Ost- und westpreußische Siedler auf der Fahrt in die neue Heimat


Die bekannteste und bedeutsamste Einwanderung ist die der Salzburger, 12.000 Menschen umfassend. Über sie ist viel geschrieben und berichtet worden, dass man des näheren nicht mehr darauf einzugehen braucht. Sie sind sozusagen die Krönung des Kolonisationswerkes von Preußens größtem "inneren König".

Friedrich der Große hat sein Augenmerk zunächst auf seine Neuerwerbung Schlesiens gerichtet, seit 1772 aber mit der Kolonisation Westpreußens ein Werk geschaffen, das dem seines Vaters durchaus gleichwertig zur Seite steht. Von den Siedlern, die hier neu angesetzt worden sind, kann man 30% auf Polen und Deutsche aus Großpolen, 40% auf Einwanderer aus dem Deutschen Reich und darüber hinaus allein 30% auf Württemberger rechnen, die sich wegen ihres Fleißes und ihrer Bildung besonderer Wertschätzung erfreuten.

Seit 1815 hörte die Kolonisation auf.
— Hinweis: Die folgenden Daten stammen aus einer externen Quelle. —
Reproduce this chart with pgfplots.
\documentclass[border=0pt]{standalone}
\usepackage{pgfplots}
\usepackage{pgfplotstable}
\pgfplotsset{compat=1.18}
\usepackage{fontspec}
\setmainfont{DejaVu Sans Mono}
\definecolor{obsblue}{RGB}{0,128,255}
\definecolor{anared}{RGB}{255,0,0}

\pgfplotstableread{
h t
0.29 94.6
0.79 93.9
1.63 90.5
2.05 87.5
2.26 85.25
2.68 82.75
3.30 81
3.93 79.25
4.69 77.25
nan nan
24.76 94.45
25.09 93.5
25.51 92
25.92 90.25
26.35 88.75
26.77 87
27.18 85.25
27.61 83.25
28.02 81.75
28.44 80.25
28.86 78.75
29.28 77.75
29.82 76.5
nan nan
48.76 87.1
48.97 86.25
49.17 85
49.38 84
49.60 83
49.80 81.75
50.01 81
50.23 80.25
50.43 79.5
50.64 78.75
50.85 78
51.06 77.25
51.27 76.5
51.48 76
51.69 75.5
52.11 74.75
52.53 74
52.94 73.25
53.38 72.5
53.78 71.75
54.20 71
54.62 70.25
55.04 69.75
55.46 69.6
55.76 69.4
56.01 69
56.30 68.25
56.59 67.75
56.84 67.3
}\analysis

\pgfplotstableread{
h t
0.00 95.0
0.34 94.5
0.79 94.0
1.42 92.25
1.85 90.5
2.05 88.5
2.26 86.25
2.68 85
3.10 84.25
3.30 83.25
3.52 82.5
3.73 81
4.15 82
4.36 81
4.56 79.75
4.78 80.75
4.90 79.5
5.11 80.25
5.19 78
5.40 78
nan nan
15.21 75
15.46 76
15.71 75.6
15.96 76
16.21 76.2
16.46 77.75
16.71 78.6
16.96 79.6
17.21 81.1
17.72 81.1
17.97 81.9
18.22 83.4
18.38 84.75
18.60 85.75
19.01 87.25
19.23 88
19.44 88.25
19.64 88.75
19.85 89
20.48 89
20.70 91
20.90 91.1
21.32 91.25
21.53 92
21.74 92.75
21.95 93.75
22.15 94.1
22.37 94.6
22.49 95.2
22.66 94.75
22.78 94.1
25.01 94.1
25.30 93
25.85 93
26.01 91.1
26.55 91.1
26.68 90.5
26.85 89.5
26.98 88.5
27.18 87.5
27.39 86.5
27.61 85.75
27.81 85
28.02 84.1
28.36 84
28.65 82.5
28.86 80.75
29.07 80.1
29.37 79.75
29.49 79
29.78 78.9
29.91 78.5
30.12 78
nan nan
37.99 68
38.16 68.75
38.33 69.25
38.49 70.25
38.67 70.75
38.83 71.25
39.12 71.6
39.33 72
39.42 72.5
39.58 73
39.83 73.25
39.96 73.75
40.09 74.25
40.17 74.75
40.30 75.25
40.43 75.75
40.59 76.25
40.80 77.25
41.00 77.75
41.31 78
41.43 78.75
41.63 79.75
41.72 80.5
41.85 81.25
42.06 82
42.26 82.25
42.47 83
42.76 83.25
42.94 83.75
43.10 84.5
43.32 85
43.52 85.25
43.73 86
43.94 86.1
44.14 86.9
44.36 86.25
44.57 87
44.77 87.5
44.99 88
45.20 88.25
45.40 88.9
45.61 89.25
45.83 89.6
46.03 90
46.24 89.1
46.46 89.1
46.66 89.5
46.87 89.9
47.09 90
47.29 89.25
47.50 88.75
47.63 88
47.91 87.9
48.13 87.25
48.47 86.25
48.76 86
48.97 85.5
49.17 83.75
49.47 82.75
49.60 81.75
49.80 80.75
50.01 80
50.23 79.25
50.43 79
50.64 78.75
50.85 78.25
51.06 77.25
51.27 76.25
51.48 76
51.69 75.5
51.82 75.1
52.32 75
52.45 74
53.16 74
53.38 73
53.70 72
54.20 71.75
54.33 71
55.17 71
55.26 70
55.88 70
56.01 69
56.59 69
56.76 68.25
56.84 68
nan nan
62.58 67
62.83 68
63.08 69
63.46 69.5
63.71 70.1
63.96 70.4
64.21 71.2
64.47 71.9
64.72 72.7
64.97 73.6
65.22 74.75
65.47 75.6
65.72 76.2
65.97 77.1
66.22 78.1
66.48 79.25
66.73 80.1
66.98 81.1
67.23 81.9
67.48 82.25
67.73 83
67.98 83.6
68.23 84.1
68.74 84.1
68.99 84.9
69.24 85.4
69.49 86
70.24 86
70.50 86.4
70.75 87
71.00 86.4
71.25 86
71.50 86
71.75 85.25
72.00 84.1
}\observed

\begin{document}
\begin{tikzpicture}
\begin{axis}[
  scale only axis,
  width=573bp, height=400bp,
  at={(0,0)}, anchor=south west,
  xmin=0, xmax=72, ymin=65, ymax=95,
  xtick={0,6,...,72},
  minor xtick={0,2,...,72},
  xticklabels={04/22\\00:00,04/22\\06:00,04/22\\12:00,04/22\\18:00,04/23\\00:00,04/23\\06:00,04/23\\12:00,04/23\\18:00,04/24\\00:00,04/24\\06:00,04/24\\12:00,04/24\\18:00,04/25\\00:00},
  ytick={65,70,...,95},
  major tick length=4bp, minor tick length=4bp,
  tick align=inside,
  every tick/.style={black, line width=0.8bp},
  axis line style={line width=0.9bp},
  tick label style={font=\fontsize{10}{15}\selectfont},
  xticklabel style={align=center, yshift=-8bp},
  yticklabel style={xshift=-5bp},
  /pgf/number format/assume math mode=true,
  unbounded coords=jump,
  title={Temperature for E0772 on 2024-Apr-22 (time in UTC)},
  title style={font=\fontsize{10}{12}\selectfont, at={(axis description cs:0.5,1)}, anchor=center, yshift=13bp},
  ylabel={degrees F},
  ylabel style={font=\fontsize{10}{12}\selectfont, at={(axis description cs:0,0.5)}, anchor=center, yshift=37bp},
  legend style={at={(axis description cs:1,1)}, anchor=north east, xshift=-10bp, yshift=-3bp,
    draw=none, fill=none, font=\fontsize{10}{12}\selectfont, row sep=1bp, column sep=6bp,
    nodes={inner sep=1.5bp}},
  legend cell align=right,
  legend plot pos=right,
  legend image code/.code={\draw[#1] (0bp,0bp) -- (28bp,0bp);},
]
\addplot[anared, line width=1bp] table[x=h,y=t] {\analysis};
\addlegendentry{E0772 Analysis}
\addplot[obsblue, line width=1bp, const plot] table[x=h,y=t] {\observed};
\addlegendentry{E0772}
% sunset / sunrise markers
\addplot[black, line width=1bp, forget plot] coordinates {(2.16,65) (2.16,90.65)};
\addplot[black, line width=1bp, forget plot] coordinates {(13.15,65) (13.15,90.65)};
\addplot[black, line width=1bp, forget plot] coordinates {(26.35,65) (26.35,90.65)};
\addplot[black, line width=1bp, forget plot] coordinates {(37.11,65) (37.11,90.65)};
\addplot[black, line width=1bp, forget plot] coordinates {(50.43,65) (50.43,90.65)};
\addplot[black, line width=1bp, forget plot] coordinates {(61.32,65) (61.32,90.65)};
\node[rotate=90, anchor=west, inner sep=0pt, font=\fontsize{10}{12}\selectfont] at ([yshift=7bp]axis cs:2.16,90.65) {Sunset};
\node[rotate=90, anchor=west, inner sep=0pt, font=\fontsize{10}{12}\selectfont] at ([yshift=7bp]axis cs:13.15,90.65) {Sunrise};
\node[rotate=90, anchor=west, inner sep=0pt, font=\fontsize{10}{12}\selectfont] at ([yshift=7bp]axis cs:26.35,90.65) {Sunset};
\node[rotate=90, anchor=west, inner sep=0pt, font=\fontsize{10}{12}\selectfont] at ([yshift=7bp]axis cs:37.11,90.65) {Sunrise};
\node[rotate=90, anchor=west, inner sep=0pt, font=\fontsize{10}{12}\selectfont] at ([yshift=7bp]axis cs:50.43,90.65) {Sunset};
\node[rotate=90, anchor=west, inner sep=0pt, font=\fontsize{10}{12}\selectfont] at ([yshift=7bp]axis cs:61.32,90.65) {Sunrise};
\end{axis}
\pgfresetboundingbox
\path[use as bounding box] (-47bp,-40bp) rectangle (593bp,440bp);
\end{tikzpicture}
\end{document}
Bald aber zeigten sich schon die Früchte der dauernden Blutauffrischung, die der anhaltende Zustrom neuer Kräfte aus der alten Heimat für Altpreußen bedeutete. Sie traten schon bei den Befreiungskriegen in Erscheinung und erneuerten sich immer wieder bis zum Ende des letzten Krieges.